We had dinner with the Clemens last night. What a fun time! It is great getting to know people with similar intersts who live so close. One of those interests is food. I brought lettuce and salad greens from the garden along with a few radishes and a carrot and some peas.
There is a joy in growing your own food and being able to share it. I have been thinking of festivals and the food involved. We as a culture tend to eat the foods of festivals on a weekly if not on a daily basis. The ingredient to bake a cake have become fairly inexpensive and so easily accessible. Vegetables come in packages, some already prepared. Animals have become so cheap that we eat them on a daily basis, sometimes more than once a day.
Back in the day, when man had to grow his own food, simple meals were often repeated without change, day in and day out. If I chose I could pick any part of the world and replicate a meal from that culinary dialect, just by going around the corner to the Fresh and Easy there. Or eat a meal from any continent (excluding Antarctica) at restaurants within 30 miles.

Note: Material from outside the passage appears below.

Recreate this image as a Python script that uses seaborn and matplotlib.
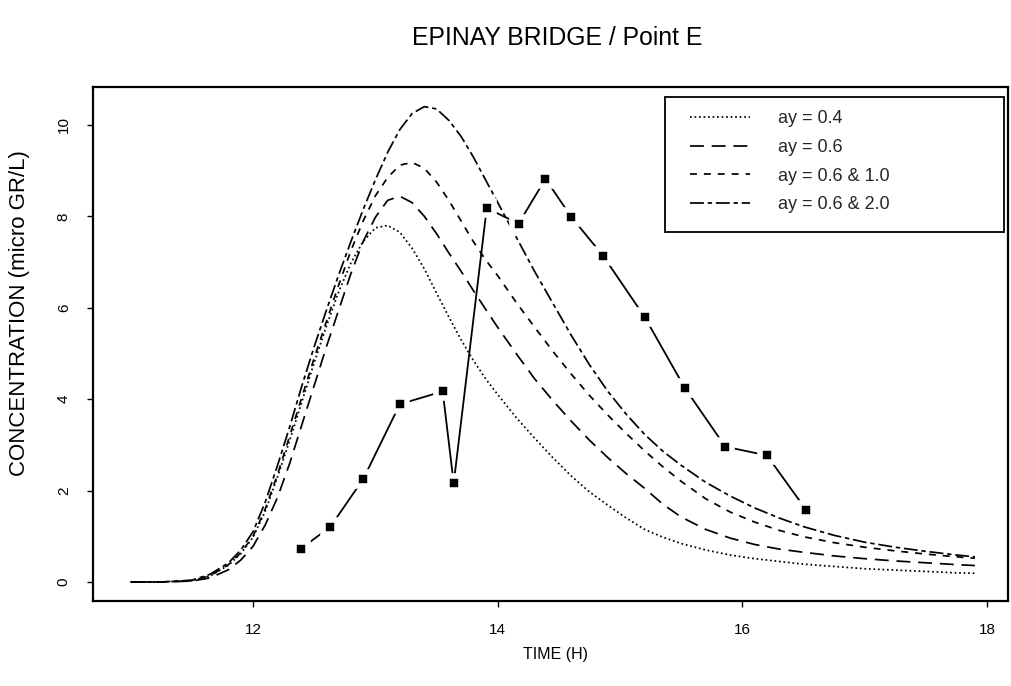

As I was contemplating this this morning on by bicycle, a thought went through my head: we as a culture have such a problem with food. We make "food" to replicate food. Sugar free, fat free, cheese food. Yet we are never satisfied-as exhibited by our obesity problems. I think what is lost in our culture is the joy and satisfaction of being able to grow your own food. We try to fill that gap by eating more of the things that are so easy to acquire, stop our gobs with food that we really have no connection to. Misunderstand simple principles of ration by nature. What grows most in my garden right now are dark leafy greens, peas, beets, leeks, kale, turnips. These are the things nature is telling me that I need right now. I realize of course, that I am fortunate to live in a climate where I can garden all year long.
Speaking of animals, I heard of a youth pioneer trek adventure where each "family" was given a chicken and told that if they wanted meat, they had to kill their own chicken. All but one family had a pet chicken at the end of the trek. I wonder how many of us would be vegetarian if we had to kill our own meat.